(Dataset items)
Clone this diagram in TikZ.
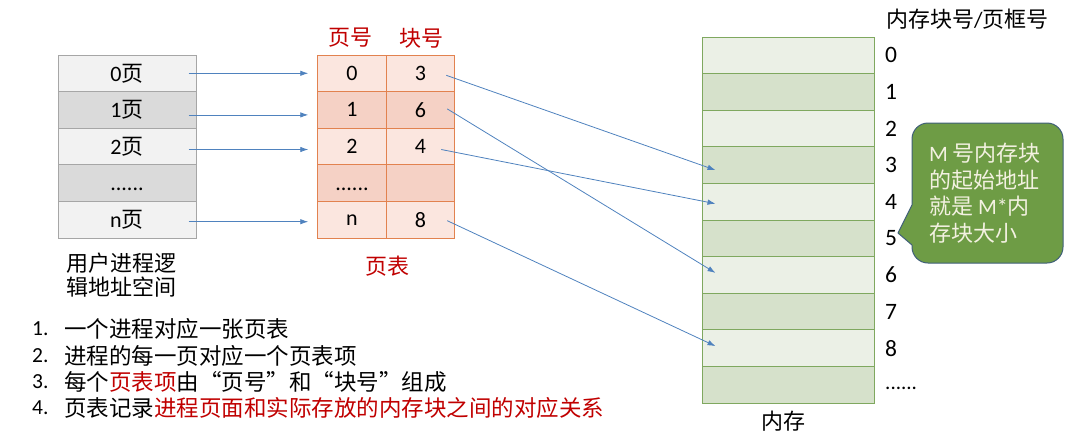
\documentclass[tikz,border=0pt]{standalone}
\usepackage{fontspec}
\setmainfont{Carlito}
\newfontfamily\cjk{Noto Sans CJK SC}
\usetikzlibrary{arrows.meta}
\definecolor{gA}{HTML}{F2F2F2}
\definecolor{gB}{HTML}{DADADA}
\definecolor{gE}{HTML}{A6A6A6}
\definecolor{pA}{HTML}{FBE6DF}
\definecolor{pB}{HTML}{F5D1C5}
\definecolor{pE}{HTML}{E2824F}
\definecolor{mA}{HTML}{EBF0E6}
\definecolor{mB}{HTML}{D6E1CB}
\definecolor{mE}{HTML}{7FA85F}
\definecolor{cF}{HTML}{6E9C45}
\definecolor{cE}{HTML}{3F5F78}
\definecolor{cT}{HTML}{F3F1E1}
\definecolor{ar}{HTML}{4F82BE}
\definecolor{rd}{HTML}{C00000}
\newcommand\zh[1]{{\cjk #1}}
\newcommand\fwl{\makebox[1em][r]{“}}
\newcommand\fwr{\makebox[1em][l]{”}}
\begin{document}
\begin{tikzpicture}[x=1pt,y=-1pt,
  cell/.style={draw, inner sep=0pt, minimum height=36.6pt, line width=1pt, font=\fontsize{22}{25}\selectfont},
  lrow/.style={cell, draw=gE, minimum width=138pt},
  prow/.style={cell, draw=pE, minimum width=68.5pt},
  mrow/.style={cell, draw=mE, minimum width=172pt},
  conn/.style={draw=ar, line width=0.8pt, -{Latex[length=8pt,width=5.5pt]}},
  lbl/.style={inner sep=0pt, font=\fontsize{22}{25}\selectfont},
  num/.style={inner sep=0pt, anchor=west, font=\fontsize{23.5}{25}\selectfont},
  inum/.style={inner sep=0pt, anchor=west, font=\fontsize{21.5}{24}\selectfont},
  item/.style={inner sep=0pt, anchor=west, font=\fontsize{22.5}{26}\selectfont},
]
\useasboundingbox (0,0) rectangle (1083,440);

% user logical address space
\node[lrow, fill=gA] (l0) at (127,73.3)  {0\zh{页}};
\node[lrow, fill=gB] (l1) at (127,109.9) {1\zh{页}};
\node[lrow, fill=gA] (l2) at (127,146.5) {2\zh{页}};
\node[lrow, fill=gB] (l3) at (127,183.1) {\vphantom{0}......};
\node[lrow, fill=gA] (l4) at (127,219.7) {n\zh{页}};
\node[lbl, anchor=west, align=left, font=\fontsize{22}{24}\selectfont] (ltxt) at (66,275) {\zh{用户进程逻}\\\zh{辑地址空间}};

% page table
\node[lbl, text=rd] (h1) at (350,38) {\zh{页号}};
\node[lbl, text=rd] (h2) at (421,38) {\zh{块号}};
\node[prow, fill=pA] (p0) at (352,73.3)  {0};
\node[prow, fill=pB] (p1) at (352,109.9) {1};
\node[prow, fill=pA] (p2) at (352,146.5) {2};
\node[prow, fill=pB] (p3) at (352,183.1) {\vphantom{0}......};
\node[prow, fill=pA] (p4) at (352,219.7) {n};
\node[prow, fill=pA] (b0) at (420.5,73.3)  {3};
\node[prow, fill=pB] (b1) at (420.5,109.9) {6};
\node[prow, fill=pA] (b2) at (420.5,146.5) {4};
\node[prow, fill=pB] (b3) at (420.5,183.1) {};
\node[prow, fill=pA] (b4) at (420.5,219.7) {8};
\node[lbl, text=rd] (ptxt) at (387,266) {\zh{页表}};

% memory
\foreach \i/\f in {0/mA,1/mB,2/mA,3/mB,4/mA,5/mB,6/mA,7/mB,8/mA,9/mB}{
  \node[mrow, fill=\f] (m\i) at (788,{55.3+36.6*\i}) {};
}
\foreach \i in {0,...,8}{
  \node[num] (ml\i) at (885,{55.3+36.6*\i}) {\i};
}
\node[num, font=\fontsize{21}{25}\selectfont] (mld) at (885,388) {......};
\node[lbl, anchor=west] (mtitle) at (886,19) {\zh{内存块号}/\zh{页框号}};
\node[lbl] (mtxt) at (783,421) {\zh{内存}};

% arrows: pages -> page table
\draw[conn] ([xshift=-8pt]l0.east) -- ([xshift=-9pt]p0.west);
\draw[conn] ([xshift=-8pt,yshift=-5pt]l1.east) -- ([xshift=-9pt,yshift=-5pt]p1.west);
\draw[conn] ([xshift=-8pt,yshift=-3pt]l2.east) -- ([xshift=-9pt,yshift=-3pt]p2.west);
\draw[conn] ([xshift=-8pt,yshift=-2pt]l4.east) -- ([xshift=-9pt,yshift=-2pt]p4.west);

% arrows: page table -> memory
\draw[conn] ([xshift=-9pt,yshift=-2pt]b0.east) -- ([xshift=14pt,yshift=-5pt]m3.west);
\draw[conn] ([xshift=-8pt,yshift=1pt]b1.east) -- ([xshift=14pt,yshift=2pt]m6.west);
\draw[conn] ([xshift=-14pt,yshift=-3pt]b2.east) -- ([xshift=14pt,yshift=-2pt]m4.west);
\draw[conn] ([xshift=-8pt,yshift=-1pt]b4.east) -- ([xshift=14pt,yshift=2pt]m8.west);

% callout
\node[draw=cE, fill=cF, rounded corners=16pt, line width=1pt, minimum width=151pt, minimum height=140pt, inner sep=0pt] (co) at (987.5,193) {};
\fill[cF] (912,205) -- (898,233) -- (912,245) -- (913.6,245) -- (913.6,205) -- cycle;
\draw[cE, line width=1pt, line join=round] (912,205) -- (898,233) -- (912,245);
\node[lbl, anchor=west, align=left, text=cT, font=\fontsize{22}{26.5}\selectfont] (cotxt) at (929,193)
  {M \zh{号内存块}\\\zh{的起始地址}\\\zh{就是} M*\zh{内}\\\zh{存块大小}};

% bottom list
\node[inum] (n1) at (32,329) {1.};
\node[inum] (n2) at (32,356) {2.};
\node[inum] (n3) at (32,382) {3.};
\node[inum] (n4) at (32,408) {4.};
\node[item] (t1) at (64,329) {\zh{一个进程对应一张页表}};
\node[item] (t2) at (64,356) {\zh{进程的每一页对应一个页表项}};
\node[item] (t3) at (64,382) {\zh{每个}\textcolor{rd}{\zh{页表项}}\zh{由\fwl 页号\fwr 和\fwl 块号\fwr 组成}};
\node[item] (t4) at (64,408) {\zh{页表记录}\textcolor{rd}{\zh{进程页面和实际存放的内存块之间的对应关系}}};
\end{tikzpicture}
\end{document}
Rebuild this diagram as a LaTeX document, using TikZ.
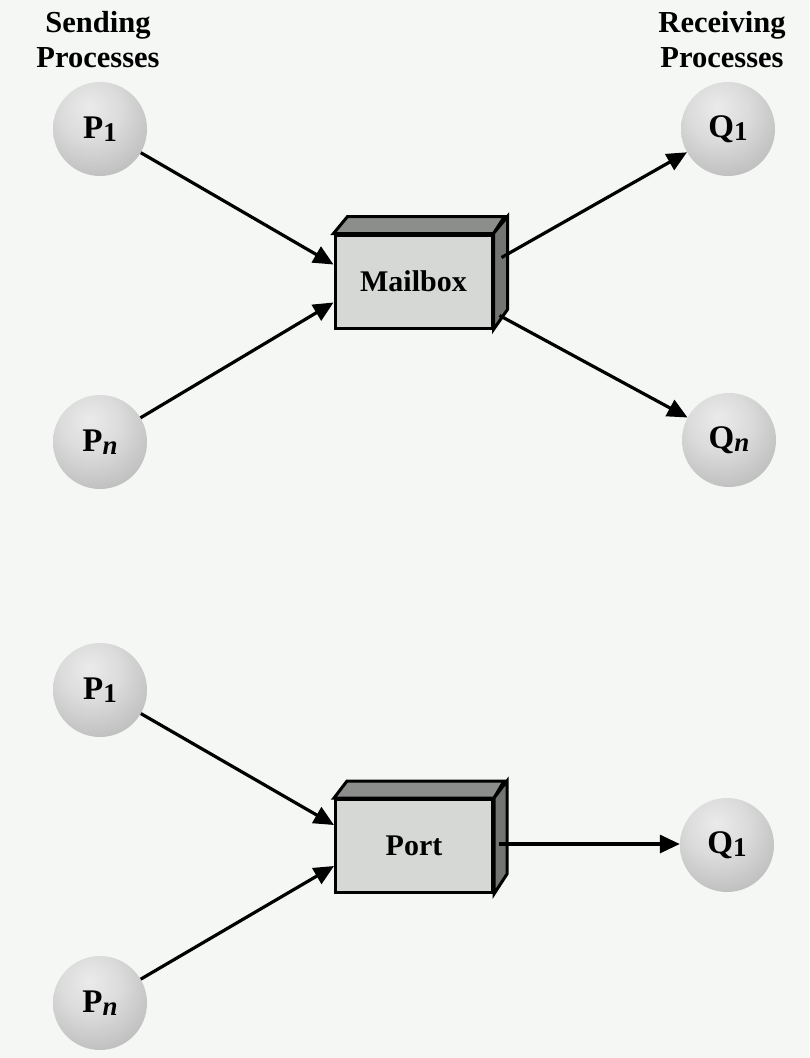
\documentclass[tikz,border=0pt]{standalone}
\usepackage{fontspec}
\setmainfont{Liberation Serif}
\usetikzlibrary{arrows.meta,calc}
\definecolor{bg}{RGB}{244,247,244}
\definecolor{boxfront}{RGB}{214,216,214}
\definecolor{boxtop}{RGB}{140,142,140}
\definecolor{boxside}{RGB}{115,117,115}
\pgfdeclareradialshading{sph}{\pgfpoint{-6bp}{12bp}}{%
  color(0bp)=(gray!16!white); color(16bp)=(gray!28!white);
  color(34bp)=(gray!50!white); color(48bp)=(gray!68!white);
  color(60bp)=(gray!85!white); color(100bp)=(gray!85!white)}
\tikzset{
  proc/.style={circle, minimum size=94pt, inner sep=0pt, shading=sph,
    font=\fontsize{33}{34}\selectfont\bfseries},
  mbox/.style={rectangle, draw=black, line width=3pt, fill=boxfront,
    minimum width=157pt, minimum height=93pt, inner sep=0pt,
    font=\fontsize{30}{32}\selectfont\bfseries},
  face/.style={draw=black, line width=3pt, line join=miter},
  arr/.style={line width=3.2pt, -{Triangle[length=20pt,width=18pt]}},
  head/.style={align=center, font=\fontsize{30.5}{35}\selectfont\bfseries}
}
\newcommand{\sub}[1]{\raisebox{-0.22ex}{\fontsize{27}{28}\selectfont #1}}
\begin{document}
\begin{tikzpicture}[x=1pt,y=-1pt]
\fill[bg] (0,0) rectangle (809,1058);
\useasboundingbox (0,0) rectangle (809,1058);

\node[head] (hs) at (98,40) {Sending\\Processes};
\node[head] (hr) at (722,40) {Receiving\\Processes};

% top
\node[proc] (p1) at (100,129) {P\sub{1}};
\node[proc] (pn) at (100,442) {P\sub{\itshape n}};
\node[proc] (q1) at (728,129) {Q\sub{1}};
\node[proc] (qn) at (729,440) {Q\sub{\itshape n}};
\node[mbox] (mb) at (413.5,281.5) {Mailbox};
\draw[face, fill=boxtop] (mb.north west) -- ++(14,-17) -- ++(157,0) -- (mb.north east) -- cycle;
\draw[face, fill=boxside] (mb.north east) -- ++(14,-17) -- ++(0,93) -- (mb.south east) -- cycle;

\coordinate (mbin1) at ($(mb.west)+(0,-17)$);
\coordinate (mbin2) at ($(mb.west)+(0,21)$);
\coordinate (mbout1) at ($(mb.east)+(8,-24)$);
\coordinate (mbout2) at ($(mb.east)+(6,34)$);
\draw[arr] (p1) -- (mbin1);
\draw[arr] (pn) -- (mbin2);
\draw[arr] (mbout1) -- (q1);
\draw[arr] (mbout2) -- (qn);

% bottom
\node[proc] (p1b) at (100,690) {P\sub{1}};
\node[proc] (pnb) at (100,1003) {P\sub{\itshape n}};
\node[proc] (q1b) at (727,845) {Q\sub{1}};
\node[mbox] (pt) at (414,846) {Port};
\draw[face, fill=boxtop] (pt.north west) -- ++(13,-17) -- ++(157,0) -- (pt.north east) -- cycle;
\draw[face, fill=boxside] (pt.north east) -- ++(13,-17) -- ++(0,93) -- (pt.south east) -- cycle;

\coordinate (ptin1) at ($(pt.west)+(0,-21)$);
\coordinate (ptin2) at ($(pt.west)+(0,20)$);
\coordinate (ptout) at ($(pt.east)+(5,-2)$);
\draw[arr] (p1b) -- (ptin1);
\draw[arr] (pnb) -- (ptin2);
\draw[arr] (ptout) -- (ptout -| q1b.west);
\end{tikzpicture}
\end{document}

● **WRITTEN EXERCISE**:
Search the data for "this". Copy every line that has it.

● **TASK RESPONSE**:
Clone this diagram in TikZ.
Rebuild this diagram as a LaTeX document, using TikZ.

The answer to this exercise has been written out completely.